**Directive:**
Leave out any picture and return the remaining listing below exactly as given.

**Provided material:**
......

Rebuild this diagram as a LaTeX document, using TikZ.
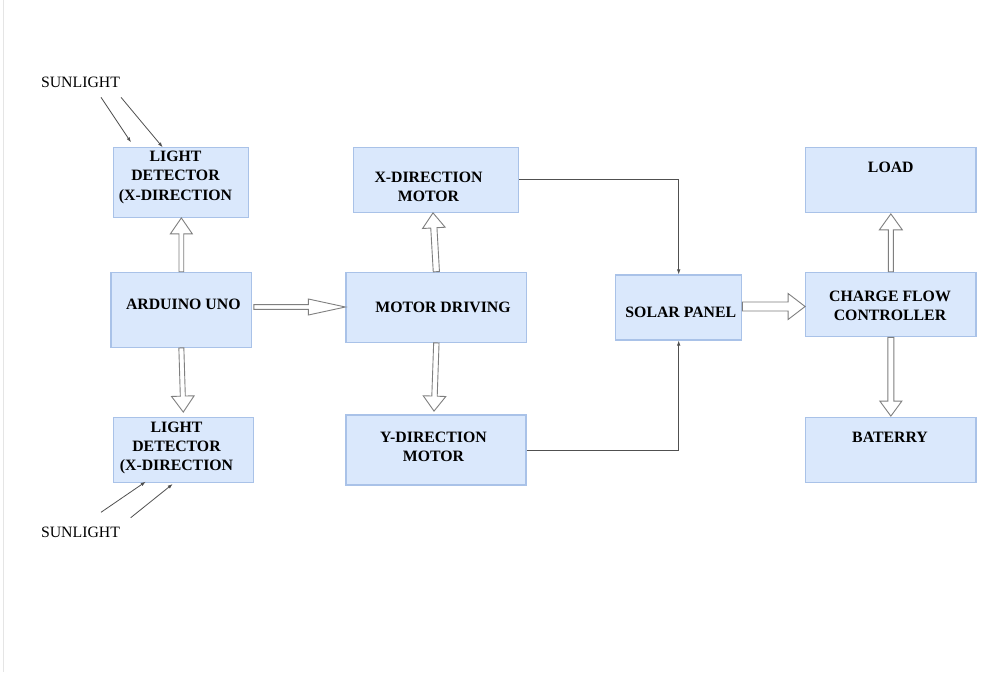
\documentclass[tikz,border=0pt]{standalone}
\usepackage{fontspec}
\setmainfont{Liberation Serif}[BoldFont={Liberation Serif Bold}]
\usetikzlibrary{calc,arrows.meta}
\definecolor{boxfill}{HTML}{DAE8FC}
\definecolor{boxline}{HTML}{A9C2E8}
\definecolor{flexline}{HTML}{7F7F7F}
\definecolor{thinline}{HTML}{505050}
\newcommand{\flexarrow}[5]{%
  \coordinate (fa) at (#1);
  \coordinate (fb) at (#2);
  \coordinate (fh) at ($(fb)!#5!(fa)$);
  \draw[flex] ($(fa)!#3!90:(fb)$) -- ($(fh)!#3!90:(fb)$) -- ($(fh)!#4!90:(fb)$)
    -- (fb) -- ($(fh)!#4!-90:(fb)$) -- ($(fh)!#3!-90:(fb)$) -- ($(fa)!#3!-90:(fb)$) -- cycle;
}
\begin{document}
\begin{tikzpicture}[x=1pt,y=-1pt,
  box/.style={draw=boxline, fill=boxfill, line width=1.2pt, inner sep=0pt},
  txt/.style={font=\bfseries\fontsize{15.8}{19.3}\selectfont, align=center, inner sep=0pt},
  plain/.style={font=\fontsize{15.8}{19.3}\selectfont, inner sep=0pt},
  flex/.style={draw=flexline, fill=white, line width=0.9pt, line join=miter},
  thin/.style={draw=thinline, line width=0.8pt, -{Latex[length=5pt,width=3.6pt]}}]
\useasboundingbox (0,0) rectangle (1006,672);
\fill[white] (0,0) rectangle (1006,672);
\draw[draw=black!10, line width=1.5pt] (3.5,0) -- (3.5,672);

% boxes
\node[box, minimum width=135.4pt, minimum height=70pt] (ld1) at (181,182.3) {};
\node[box, minimum width=140.7pt, minimum height=75pt] (ard) at (181.35,309.8) {};
\node[box, minimum width=140pt, minimum height=65.4pt] (ld2) at (183.3,450) {};
\node[box, minimum width=165.4pt, minimum height=65pt] (xm) at (436,179.8) {};
\node[box, minimum width=180.7pt, minimum height=70pt] (md) at (436.35,307.3) {};
\node[box, minimum width=180pt, minimum height=70pt] (ym) at (436,450) {};
\node[box, minimum width=126pt, minimum height=65pt] (solar) at (678.7,307.5) {};
\node[box, minimum width=170.3pt, minimum height=65pt] (load) at (890.85,179.8) {};
\node[box, minimum width=170.3pt, minimum height=64.4pt] (charge) at (890.85,304.5) {};
\node[box, minimum width=170.3pt, minimum height=65pt] (bat) at (890.85,450.2) {};

% texts
\node[txt] (ld1t) at (175.5,177.3) {LIGHT\\DETECTOR\\(X-DIRECTION};
\node[txt] (ardt) at (183.3,304.2) {ARDUINO UNO};
\node[txt] (ld2t) at (176.5,448) {LIGHT\\DETECTOR\\(X-DIRECTION};
\node[txt] (xmt) at (428.5,187) {X-DIRECTION\\MOTOR};
\node[txt] (mdt) at (443,307.8) {MOTOR DRIVING};
\node[txt] (ymt) at (433.5,447) {Y-DIRECTION\\MOTOR};
\node[txt] (solart) at (680.8,312.5) {SOLAR PANEL};
\node[txt] (loadt) at (890.8,167) {LOAD};
\node[txt] (charget) at (890,305.8) {CHARGE FLOW\\CONTROLLER};
\node[txt] (batt) at (890,437.8) {BATERRY};
\node[plain] (sun1) at (80.5,82.5) {SUNLIGHT};
\node[plain] (sun2) at (80.5,532.5) {SUNLIGHT};

% block arrows
\flexarrow{ard.north}{ard.north |- ld1.south}{2.4pt}{11pt}{16pt}
\flexarrow{ard.south}{[yshift=4.6pt]ld2.north}{2.5pt}{11.3pt}{16pt}
\coordinate (a3s) at ($(ard.east)+(1.5,-2.8)$);
\flexarrow{a3s}{md.west |- a3s}{2.4pt}{8pt}{37pt}
\flexarrow{md.north}{[xshift=-3pt]xm.south}{3.1pt}{11.3pt}{15pt}
\flexarrow{md.south}{[xshift=-2pt,yshift=3.3pt]ym.north}{2.7pt}{11.3pt}{15pt}
\coordinate (a6s) at ([yshift=1pt]solar.east);
\flexarrow{a6s}{charge.west |- a6s}{4.5pt}{13pt}{17pt}
\flexarrow{charge.north}{[yshift=-1pt]load.south}{2.5pt}{11.5pt}{16pt}
\flexarrow{charge.south}{[yshift=1pt]bat.north}{3pt}{11pt}{15pt}

% thin connectors
\draw[thin] (xm.east) -| (solar.north);
\draw[thin] (ym.east) -| (solar.south);

% sunlight rays
\coordinate (r1a) at (101,97.3);
\coordinate (r1b) at (131,142.3);
\coordinate (r2a) at (121,97.3);
\coordinate (r2b) at (162.7,147.3);
\coordinate (r3a) at (101,512.3);
\coordinate (r3b) at (145.7,481.7);
\coordinate (r4a) at (130.7,517.7);
\coordinate (r4b) at (172.7,484);
\draw[thin] (r1a) -- (r1b);
\draw[thin] (r2a) -- (r2b);
\draw[thin] (r3a) -- (r3b);
\draw[thin] (r4a) -- (r4b);
\end{tikzpicture}
\end{document}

......

**Solution below:**
Rebuild this diagram as a LaTeX document, using TikZ.
\documentclass[tikz,border=0pt]{standalone}
\usepackage{fontspec}
\setmainfont{Liberation Serif}[BoldFont={Liberation Serif Bold}]
\usetikzlibrary{calc,arrows.meta}
\definecolor{boxfill}{HTML}{DAE8FC}
\definecolor{boxline}{HTML}{A9C2E8}
\definecolor{flexline}{HTML}{7F7F7F}
\definecolor{thinline}{HTML}{505050}
\newcommand{\flexarrow}[5]{%
  \coordinate (fa) at (#1);
  \coordinate (fb) at (#2);
  \coordinate (fh) at ($(fb)!#5!(fa)$);
  \draw[flex] ($(fa)!#3!90:(fb)$) -- ($(fh)!#3!90:(fb)$) -- ($(fh)!#4!90:(fb)$)
    -- (fb) -- ($(fh)!#4!-90:(fb)$) -- ($(fh)!#3!-90:(fb)$) -- ($(fa)!#3!-90:(fb)$) -- cycle;
}
\begin{document}
\begin{tikzpicture}[x=1pt,y=-1pt,
  box/.style={draw=boxline, fill=boxfill, line width=1.2pt, inner sep=0pt},
  txt/.style={font=\bfseries\fontsize{15.8}{19.3}\selectfont, align=center, inner sep=0pt},
  plain/.style={font=\fontsize{15.8}{19.3}\selectfont, inner sep=0pt},
  flex/.style={draw=flexline, fill=white, line width=0.9pt, line join=miter},
  thin/.style={draw=thinline, line width=0.8pt, -{Latex[length=5pt,width=3.6pt]}}]
\useasboundingbox (0,0) rectangle (1006,672);
\fill[white] (0,0) rectangle (1006,672);
\draw[draw=black!10, line width=1.5pt] (3.5,0) -- (3.5,672);

% boxes
\node[box, minimum width=135.4pt, minimum height=70pt] (ld1) at (181,182.3) {};
\node[box, minimum width=140.7pt, minimum height=75pt] (ard) at (181.35,309.8) {};
\node[box, minimum width=140pt, minimum height=65.4pt] (ld2) at (183.3,450) {};
\node[box, minimum width=165.4pt, minimum height=65pt] (xm) at (436,179.8) {};
\node[box, minimum width=180.7pt, minimum height=70pt] (md) at (436.35,307.3) {};
\node[box, minimum width=180pt, minimum height=70pt] (ym) at (436,450) {};
\node[box, minimum width=126pt, minimum height=65pt] (solar) at (678.7,307.5) {};
\node[box, minimum width=170.3pt, minimum height=65pt] (load) at (890.85,179.8) {};
\node[box, minimum width=170.3pt, minimum height=64.4pt] (charge) at (890.85,304.5) {};
\node[box, minimum width=170.3pt, minimum height=65pt] (bat) at (890.85,450.2) {};

% texts
\node[txt] (ld1t) at (175.5,177.3) {LIGHT\\DETECTOR\\(X-DIRECTION};
\node[txt] (ardt) at (183.3,304.2) {ARDUINO UNO};
\node[txt] (ld2t) at (176.5,448) {LIGHT\\DETECTOR\\(X-DIRECTION};
\node[txt] (xmt) at (428.5,187) {X-DIRECTION\\MOTOR};
\node[txt] (mdt) at (443,307.8) {MOTOR DRIVING};
\node[txt] (ymt) at (433.5,447) {Y-DIRECTION\\MOTOR};
\node[txt] (solart) at (680.8,312.5) {SOLAR PANEL};
\node[txt] (loadt) at (890.8,167) {LOAD};
\node[txt] (charget) at (890,305.8) {CHARGE FLOW\\CONTROLLER};
\node[txt] (batt) at (890,437.8) {BATERRY};
\node[plain] (sun1) at (80.5,82.5) {SUNLIGHT};
\node[plain] (sun2) at (80.5,532.5) {SUNLIGHT};

% block arrows
\flexarrow{ard.north}{ard.north |- ld1.south}{2.4pt}{11pt}{16pt}
\flexarrow{ard.south}{[yshift=4.6pt]ld2.north}{2.5pt}{11.3pt}{16pt}
\coordinate (a3s) at ($(ard.east)+(1.5,-2.8)$);
\flexarrow{a3s}{md.west |- a3s}{2.4pt}{8pt}{37pt}
\flexarrow{md.north}{[xshift=-3pt]xm.south}{3.1pt}{11.3pt}{15pt}
\flexarrow{md.south}{[xshift=-2pt,yshift=3.3pt]ym.north}{2.7pt}{11.3pt}{15pt}
\coordinate (a6s) at ([yshift=1pt]solar.east);
\flexarrow{a6s}{charge.west |- a6s}{4.5pt}{13pt}{17pt}
\flexarrow{charge.north}{[yshift=-1pt]load.south}{2.5pt}{11.5pt}{16pt}
\flexarrow{charge.south}{[yshift=1pt]bat.north}{3pt}{11pt}{15pt}

% thin connectors
\draw[thin] (xm.east) -| (solar.north);
\draw[thin] (ym.east) -| (solar.south);

% sunlight rays
\coordinate (r1a) at (101,97.3);
\coordinate (r1b) at (131,142.3);
\coordinate (r2a) at (121,97.3);
\coordinate (r2b) at (162.7,147.3);
\coordinate (r3a) at (101,512.3);
\coordinate (r3b) at (145.7,481.7);
\coordinate (r4a) at (130.7,517.7);
\coordinate (r4b) at (172.7,484);
\draw[thin] (r1a) -- (r1b);
\draw[thin] (r2a) -- (r2b);
\draw[thin] (r3a) -- (r3b);
\draw[thin] (r4a) -- (r4b);
\end{tikzpicture}
\end{document}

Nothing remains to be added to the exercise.